● Requirement: Return the material word for word. Do not include pictures.
________
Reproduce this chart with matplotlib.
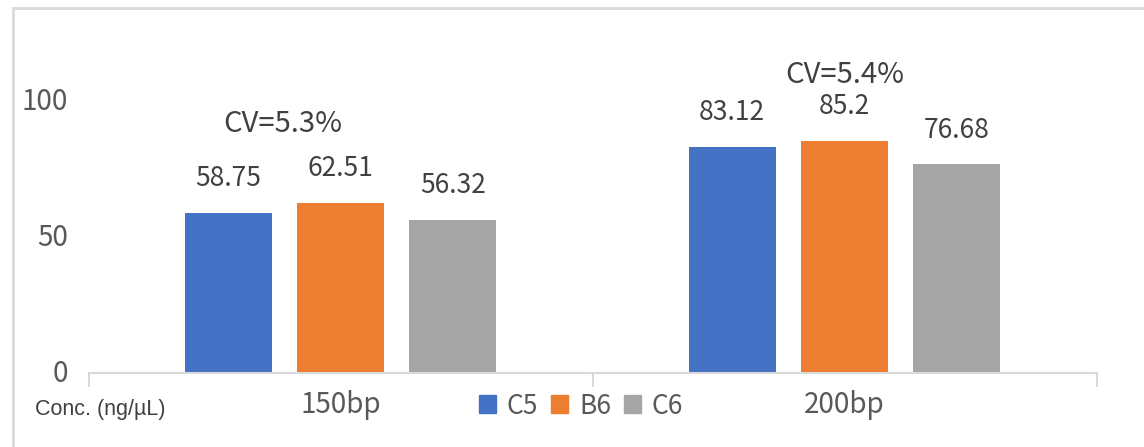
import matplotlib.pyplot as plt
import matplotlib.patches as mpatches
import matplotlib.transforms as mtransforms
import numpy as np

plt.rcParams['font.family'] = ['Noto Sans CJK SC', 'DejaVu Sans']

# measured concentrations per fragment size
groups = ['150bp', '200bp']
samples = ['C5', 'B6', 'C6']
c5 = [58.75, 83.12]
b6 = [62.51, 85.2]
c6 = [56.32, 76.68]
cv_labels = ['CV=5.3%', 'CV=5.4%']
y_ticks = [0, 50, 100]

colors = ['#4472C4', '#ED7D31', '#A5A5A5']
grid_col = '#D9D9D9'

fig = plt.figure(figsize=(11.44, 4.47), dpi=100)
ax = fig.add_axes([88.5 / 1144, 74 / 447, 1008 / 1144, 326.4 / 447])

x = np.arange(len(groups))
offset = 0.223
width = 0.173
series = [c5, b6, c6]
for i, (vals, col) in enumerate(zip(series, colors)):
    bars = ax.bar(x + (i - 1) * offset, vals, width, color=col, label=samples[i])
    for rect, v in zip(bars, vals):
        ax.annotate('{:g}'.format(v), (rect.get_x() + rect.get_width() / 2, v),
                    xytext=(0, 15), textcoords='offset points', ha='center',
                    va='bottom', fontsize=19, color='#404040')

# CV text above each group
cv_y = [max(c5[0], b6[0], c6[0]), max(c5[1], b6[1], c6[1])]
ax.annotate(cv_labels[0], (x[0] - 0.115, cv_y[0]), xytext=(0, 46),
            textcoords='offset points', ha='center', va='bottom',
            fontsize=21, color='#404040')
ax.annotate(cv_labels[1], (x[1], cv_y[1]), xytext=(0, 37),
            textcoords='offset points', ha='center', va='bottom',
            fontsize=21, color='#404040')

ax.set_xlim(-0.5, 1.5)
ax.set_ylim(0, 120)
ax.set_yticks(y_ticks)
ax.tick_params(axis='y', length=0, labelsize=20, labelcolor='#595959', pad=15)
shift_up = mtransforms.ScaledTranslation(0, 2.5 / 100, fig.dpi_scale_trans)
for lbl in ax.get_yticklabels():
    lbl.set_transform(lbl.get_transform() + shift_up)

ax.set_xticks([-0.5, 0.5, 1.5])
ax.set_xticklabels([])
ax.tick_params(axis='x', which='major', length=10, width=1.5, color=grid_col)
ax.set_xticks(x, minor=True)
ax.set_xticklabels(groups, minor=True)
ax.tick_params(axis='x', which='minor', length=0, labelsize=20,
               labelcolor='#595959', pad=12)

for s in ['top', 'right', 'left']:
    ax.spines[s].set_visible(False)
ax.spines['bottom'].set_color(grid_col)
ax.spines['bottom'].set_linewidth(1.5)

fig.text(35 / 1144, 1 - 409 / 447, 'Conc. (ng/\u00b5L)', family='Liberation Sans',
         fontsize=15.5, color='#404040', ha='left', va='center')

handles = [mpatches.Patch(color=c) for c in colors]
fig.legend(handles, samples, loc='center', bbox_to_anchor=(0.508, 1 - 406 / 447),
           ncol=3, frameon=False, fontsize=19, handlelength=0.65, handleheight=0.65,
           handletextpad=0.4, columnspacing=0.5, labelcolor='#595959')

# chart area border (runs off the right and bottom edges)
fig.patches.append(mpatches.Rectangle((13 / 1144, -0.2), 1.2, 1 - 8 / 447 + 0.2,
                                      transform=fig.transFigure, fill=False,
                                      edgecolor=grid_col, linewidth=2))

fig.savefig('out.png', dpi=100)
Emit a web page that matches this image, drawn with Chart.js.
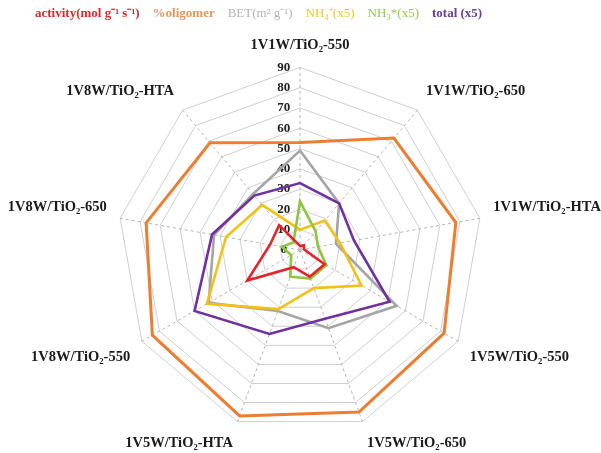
________
● Task solution:
Reproduce this chart with matplotlib.
import matplotlib.pyplot as plt
import matplotlib.patches as mpatches
import matplotlib.transforms as mtransforms
import numpy as np

plt.rcParams['font.family'] = ['Noto Sans CJK SC', 'DejaVu Sans']

# measured concentrations per fragment size
groups = ['150bp', '200bp']
samples = ['C5', 'B6', 'C6']
c5 = [58.75, 83.12]
b6 = [62.51, 85.2]
c6 = [56.32, 76.68]
cv_labels = ['CV=5.3%', 'CV=5.4%']
y_ticks = [0, 50, 100]

colors = ['#4472C4', '#ED7D31', '#A5A5A5']
grid_col = '#D9D9D9'

fig = plt.figure(figsize=(11.44, 4.47), dpi=100)
ax = fig.add_axes([88.5 / 1144, 74 / 447, 1008 / 1144, 326.4 / 447])

x = np.arange(len(groups))
offset = 0.223
width = 0.173
series = [c5, b6, c6]
for i, (vals, col) in enumerate(zip(series, colors)):
    bars = ax.bar(x + (i - 1) * offset, vals, width, color=col, label=samples[i])
    for rect, v in zip(bars, vals):
        ax.annotate('{:g}'.format(v), (rect.get_x() + rect.get_width() / 2, v),
                    xytext=(0, 15), textcoords='offset points', ha='center',
                    va='bottom', fontsize=19, color='#404040')

# CV text above each group
cv_y = [max(c5[0], b6[0], c6[0]), max(c5[1], b6[1], c6[1])]
ax.annotate(cv_labels[0], (x[0] - 0.115, cv_y[0]), xytext=(0, 46),
            textcoords='offset points', ha='center', va='bottom',
            fontsize=21, color='#404040')
ax.annotate(cv_labels[1], (x[1], cv_y[1]), xytext=(0, 37),
            textcoords='offset points', ha='center', va='bottom',
            fontsize=21, color='#404040')

ax.set_xlim(-0.5, 1.5)
ax.set_ylim(0, 120)
ax.set_yticks(y_ticks)
ax.tick_params(axis='y', length=0, labelsize=20, labelcolor='#595959', pad=15)
shift_up = mtransforms.ScaledTranslation(0, 2.5 / 100, fig.dpi_scale_trans)
for lbl in ax.get_yticklabels():
    lbl.set_transform(lbl.get_transform() + shift_up)

ax.set_xticks([-0.5, 0.5, 1.5])
ax.set_xticklabels([])
ax.tick_params(axis='x', which='major', length=10, width=1.5, color=grid_col)
ax.set_xticks(x, minor=True)
ax.set_xticklabels(groups, minor=True)
ax.tick_params(axis='x', which='minor', length=0, labelsize=20,
               labelcolor='#595959', pad=12)

for s in ['top', 'right', 'left']:
    ax.spines[s].set_visible(False)
ax.spines['bottom'].set_color(grid_col)
ax.spines['bottom'].set_linewidth(1.5)

fig.text(35 / 1144, 1 - 409 / 447, 'Conc. (ng/\u00b5L)', family='Liberation Sans',
         fontsize=15.5, color='#404040', ha='left', va='center')

handles = [mpatches.Patch(color=c) for c in colors]
fig.legend(handles, samples, loc='center', bbox_to_anchor=(0.508, 1 - 406 / 447),
           ncol=3, frameon=False, fontsize=19, handlelength=0.65, handleheight=0.65,
           handletextpad=0.4, columnspacing=0.5, labelcolor='#595959')

# chart area border (runs off the right and bottom edges)
fig.patches.append(mpatches.Rectangle((13 / 1144, -0.2), 1.2, 1 - 8 / 447 + 0.2,
                                      transform=fig.transFigure, fill=False,
                                      edgecolor=grid_col, linewidth=2))

fig.savefig('out.png', dpi=100)
Emit a web page that matches this image, drawn with Chart.js.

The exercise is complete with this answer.